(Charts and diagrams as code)

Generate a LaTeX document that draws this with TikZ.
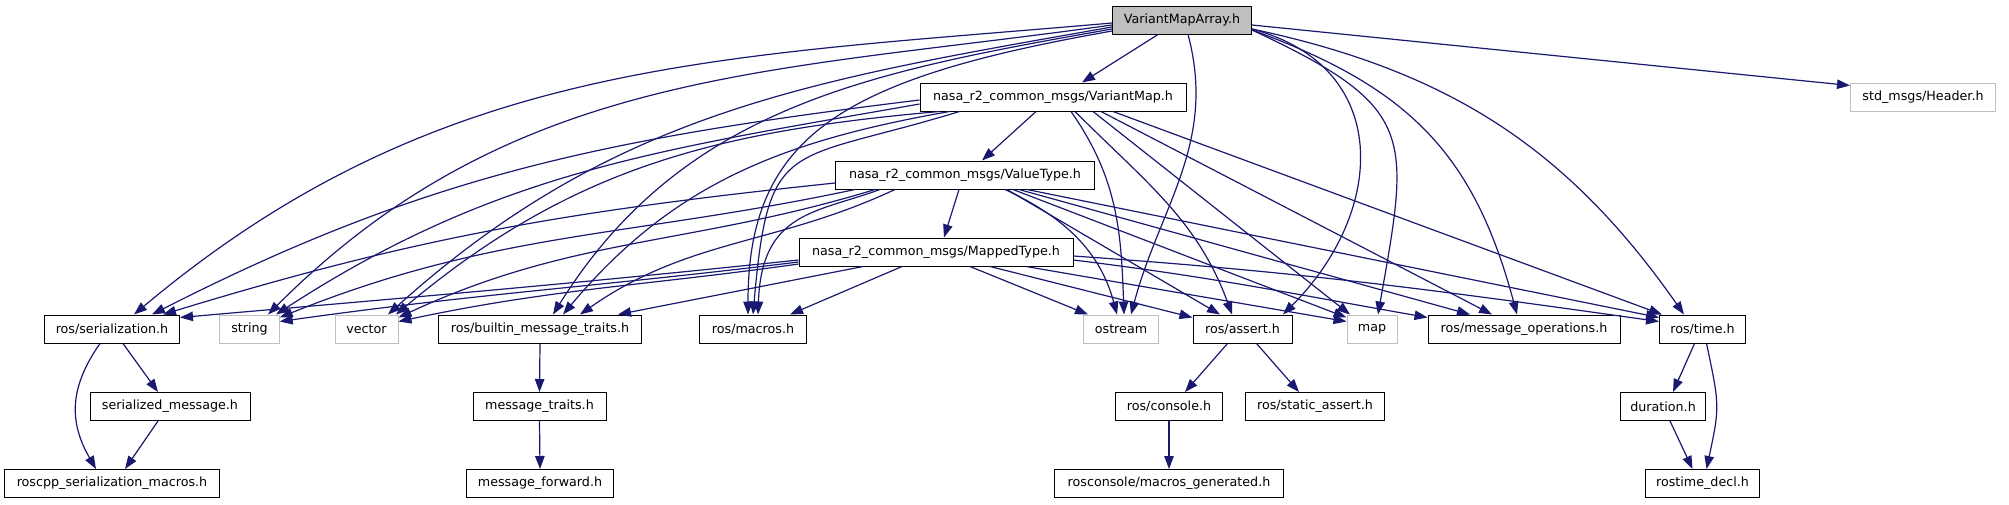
\documentclass[tikz,border=0pt]{standalone}
\usepackage{fontspec}
\setmainfont{DejaVu Sans}
\usetikzlibrary{arrows.meta}
\definecolor{edgeblue}{HTML}{191970}
\definecolor{boxgray}{HTML}{BFBFBF}

\begin{document}
\begin{tikzpicture}[x=1pt, y=1pt,
    box/.style={draw=black, line width=1pt, fill=white, rectangle, minimum height=28pt, inner sep=0pt, font=\fontsize{12.7}{15}\selectfont},
    extbox/.style={box, draw=boxgray},
    dep/.style={draw=edgeblue, line width=1.2pt, -{Triangle[length=13pt, width=9.5pt]}}]
    \useasboundingbox (0,0) rectangle (2009,-504);

    \node[box, fill=boxgray, minimum width=139pt] (vma) at (1182,-20) {VariantMapArray.h};
    \node[box, minimum width=266pt] (vm) at (1053,-97) {nasa\_r2\_common\_msgs/VariantMap.h};
    \node[box, minimum width=259pt] (vt) at (965,-175) {nasa\_r2\_common\_msgs/ValueType.h};
    \node[box, minimum width=274pt] (mt) at (936,-252) {nasa\_r2\_common\_msgs/MappedType.h};
    \node[extbox, minimum width=145pt] (hdr) at (1923,-97) {std\_msgs/Header.h};

    \node[box, minimum width=135pt] (ser) at (112,-329) {ros/serialization.h};
    \node[extbox, minimum width=59.5pt] (str) at (249.5,-329) {string};
    \node[extbox, minimum width=63pt] (vec) at (366.5,-329) {vector};
    \node[box, minimum width=203pt] (bmt) at (540,-329) {ros/builtin\_message\_traits.h};
    \node[box, minimum width=107pt] (mac) at (753,-329) {ros/macros.h};
    \node[extbox, minimum width=75.5pt] (ost) at (1121,-329) {ostream};
    \node[box, minimum width=99pt] (ast) at (1242.5,-329) {ros/assert.h};
    \node[extbox, minimum width=50pt] (map) at (1372,-329) {map};
    \node[box, minimum width=192pt] (mop) at (1524,-329) {ros/message\_operations.h};
    \node[box, minimum width=86pt] (tim) at (1702.5,-329) {ros/time.h};

    \node[box, minimum width=160pt] (sms) at (170,-406.5) {serialized\_message.h};
    \node[box, minimum width=133pt] (mtr) at (539.5,-406.5) {message\_traits.h};
    \node[box, minimum width=107pt] (con) at (1169,-406.5) {ros/console.h};
    \node[box, minimum width=139pt] (sta) at (1315,-406.5) {ros/static\_assert.h};
    \node[box, minimum width=85.5pt] (dur) at (1663,-406.5) {duration.h};

    \node[box, minimum width=215pt] (rsm) at (112,-483.5) {roscpp\_serialization\_macros.h};
    \node[box, minimum width=146.5pt] (mfw) at (540,-483.5) {message\_forward.h};
    \node[box, minimum width=228.5pt] (rmg) at (1169,-483.5) {rosconsole/macros\_generated.h};
    \node[box, minimum width=114pt] (rtd) at (1702.5,-483.5) {rostime\_decl.h};

    \draw[dep] ([xshift=-24]vma.south) -- ([xshift=29]vm.north);
    \draw[dep] ([yshift=-3]vma.west) to[out=185,in=40] ([xshift=22]ser.north);
    \draw[dep] ([yshift=-5]vma.west) to[out=188,in=45] ([xshift=18.5]str.north);
    \draw[dep] ([yshift=-7]vma.west) to[out=190,in=42] ([xshift=21.5]vec.north);
    \draw[dep] ([yshift=-9]vma.west) to[out=190,in=58] ([xshift=13]bmt.north);
    \draw[dep] ([yshift=-11]vma.west) to[out=190,in=90,out looseness=1.5] ([xshift=-5]mac.north);
    \draw[dep] ([xshift=6]vma.south) to[out=-75,in=75] ([xshift=10]ost.north);
    \draw[dep] ([yshift=-9]vma.east) to[out=-15,in=45,looseness=1.3] ([xshift=40.5]ast.north);
    \draw[dep] ([yshift=-10]vma.east) to[out=-25,in=80,looseness=1.5] ([xshift=6]map.north);
    \draw[dep] ([yshift=-10]vma.east) to[out=-20,in=105,looseness=1.1] ([xshift=-7]mop.north);
    \draw[dep] ([yshift=-9]vma.east) to[out=-12,in=125] ([xshift=-18.5]tim.north);
    \draw[dep] ([yshift=-5]vma.east) -- ([yshift=-3]hdr.north west);

    \draw[dep] ([xshift=-17]vm.south) -- ([xshift=17]vt.north);
    \draw[dep] ([yshift=-3]vm.west) to[out=187,in=27] ([xshift=40]ser.north);
    \draw[dep] ([yshift=-7]vm.west) to[out=190,in=33] ([xshift=26.5]str.north);
    \draw[dep] ([xshift=20]vm.south west) to[out=185,in=40] ([xshift=29.5]vec.north);
    \draw[dep] ([xshift=30]vm.south west) to[out=190,in=50] ([xshift=23]bmt.north);
    \draw[dep] ([xshift=40]vm.south west) to[out=197,in=85,looseness=1.6] (mac.north);
    \draw[dep] ([xshift=18]vm.south) to[out=-55,in=92] ([xshift=3]ost.north);
    \draw[dep] ([xshift=22]vm.south) to[out=-45,in=110] ([xshift=-10.5]ast.north);
    \draw[dep] ([xshift=40]vm.south) -- ([xshift=-22]map.north);
    \draw[dep] ([xshift=48]vm.south) -- ([xshift=-32]mop.north);
    \draw[dep] ([xshift=60]vm.south) -- ([xshift=-40.5]tim.north);

    \draw[dep] ([xshift=-6]vt.south) -- ([xshift=8]mt.north);
    \draw[dep] ([yshift=-8]vt.west) to[out=186,in=17] ([xshift=51]ser.north);
    \draw[dep] ([xshift=20]vt.south west) to[out=192,in=22] ([yshift=-3]str.north east);
    \draw[dep] ([xshift=40]vt.south west) to[out=197,in=25] ([yshift=-3]vec.north east);
    \draw[dep] ([xshift=60]vt.south west) to[out=205,in=35] ([xshift=40]bmt.north);
    \draw[dep] ([xshift=45]vt.south west) to[out=200,in=88,in looseness=1.5] ([xshift=5]mac.north);
    \draw[dep] ([xshift=40]vt.south) to[out=-25,in=105] ([xshift=-4]ost.north);
    \draw[dep] ([xshift=42]vt.south) -- ([xshift=-22.5]ast.north);
    \draw[dep] ([xshift=48]vt.south) -- ([yshift=-3]map.north west);
    \draw[dep] ([xshift=54]vt.south) -- ([xshift=-54]mop.north);
    \draw[dep] ([xshift=62]vt.south) -- ([yshift=-3]tim.north west);

    \draw[dep] ([yshift=-8]mt.west) to[out=186,in=5] ([yshift=-3]ser.north east);
    \draw[dep] ([yshift=-10]mt.west) to[out=187,in=8] ([yshift=-7]str.north east);
    \draw[dep] ([yshift=-12]mt.west) to[out=188,in=12] ([yshift=-7]vec.north east);
    \draw[dep] ([xshift=-73]mt.south) -- ([xshift=78]bmt.north);
    \draw[dep] ([xshift=-34]mt.south) -- ([xshift=37]mac.north);
    \draw[dep] ([xshift=34]mt.south) -- ([xshift=-33]ost.north);
    \draw[dep] ([xshift=54]mt.south) -- ([yshift=-3]ast.north west);
    \draw[dep] ([xshift=90]mt.south) -- ([yshift=-7]map.north west);
    \draw[dep] ([yshift=-8]mt.east) to[out=-7,in=170] ([yshift=-3]mop.north west);
    \draw[dep] ([yshift=-4]mt.east) to[out=-4,in=172] ([yshift=-7]tim.north west);

    \draw[dep] ([xshift=11]ser.south) -- ([xshift=-12]sms.north);
    \draw[dep] ([xshift=-12]ser.south) to[out=235,in=120,looseness=1.1] ([xshift=-16]rsm.north);
    \draw[dep] ([xshift=-12]sms.south) -- ([xshift=13]rsm.north);
    \draw[dep] (bmt.south) -- (mtr.north);
    \draw[dep] (mtr.south) -- (mfw.north);
    \draw[dep] ([xshift=-15]ast.south) -- ([xshift=16]con.north);
    \draw[dep] ([xshift=14]ast.south) -- ([xshift=-16]sta.north);
    \draw[dep] (con.south) -- (rmg.north);
    \draw[dep] ([xshift=-8]tim.south) -- ([xshift=10]dur.north);
    \draw[dep] ([xshift=4]tim.south) to[out=-78,in=78,looseness=1.3] ([xshift=4]rtd.north);
    \draw[dep] ([xshift=7]dur.south) -- ([xshift=-10]rtd.north);
\end{tikzpicture}
\end{document}
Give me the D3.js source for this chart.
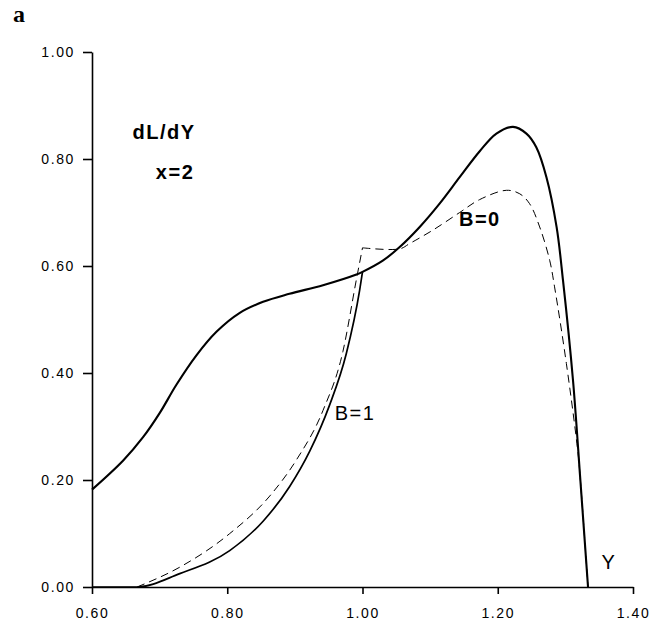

Given task: Each line from the top of the material through the line containing "minimum width=145pt] (hdr)" should be reproduced exactly; please drop any images.

The response:
Generate a LaTeX document that draws this with TikZ.
\documentclass[tikz,border=0pt]{standalone}
\usepackage{fontspec}
\setmainfont{DejaVu Sans}
\usetikzlibrary{arrows.meta}
\definecolor{edgeblue}{HTML}{191970}
\definecolor{boxgray}{HTML}{BFBFBF}

\begin{document}
\begin{tikzpicture}[x=1pt, y=1pt,
    box/.style={draw=black, line width=1pt, fill=white, rectangle, minimum height=28pt, inner sep=0pt, font=\fontsize{12.7}{15}\selectfont},
    extbox/.style={box, draw=boxgray},
    dep/.style={draw=edgeblue, line width=1.2pt, -{Triangle[length=13pt, width=9.5pt]}}]
    \useasboundingbox (0,0) rectangle (2009,-504);

    \node[box, fill=boxgray, minimum width=139pt] (vma) at (1182,-20) {VariantMapArray.h};
    \node[box, minimum width=266pt] (vm) at (1053,-97) {nasa\_r2\_common\_msgs/VariantMap.h};
    \node[box, minimum width=259pt] (vt) at (965,-175) {nasa\_r2\_common\_msgs/ValueType.h};
    \node[box, minimum width=274pt] (mt) at (936,-252) {nasa\_r2\_common\_msgs/MappedType.h};
    \node[extbox, minimum width=145pt] (hdr) at (1923,-97) {std\_msgs/Header.h};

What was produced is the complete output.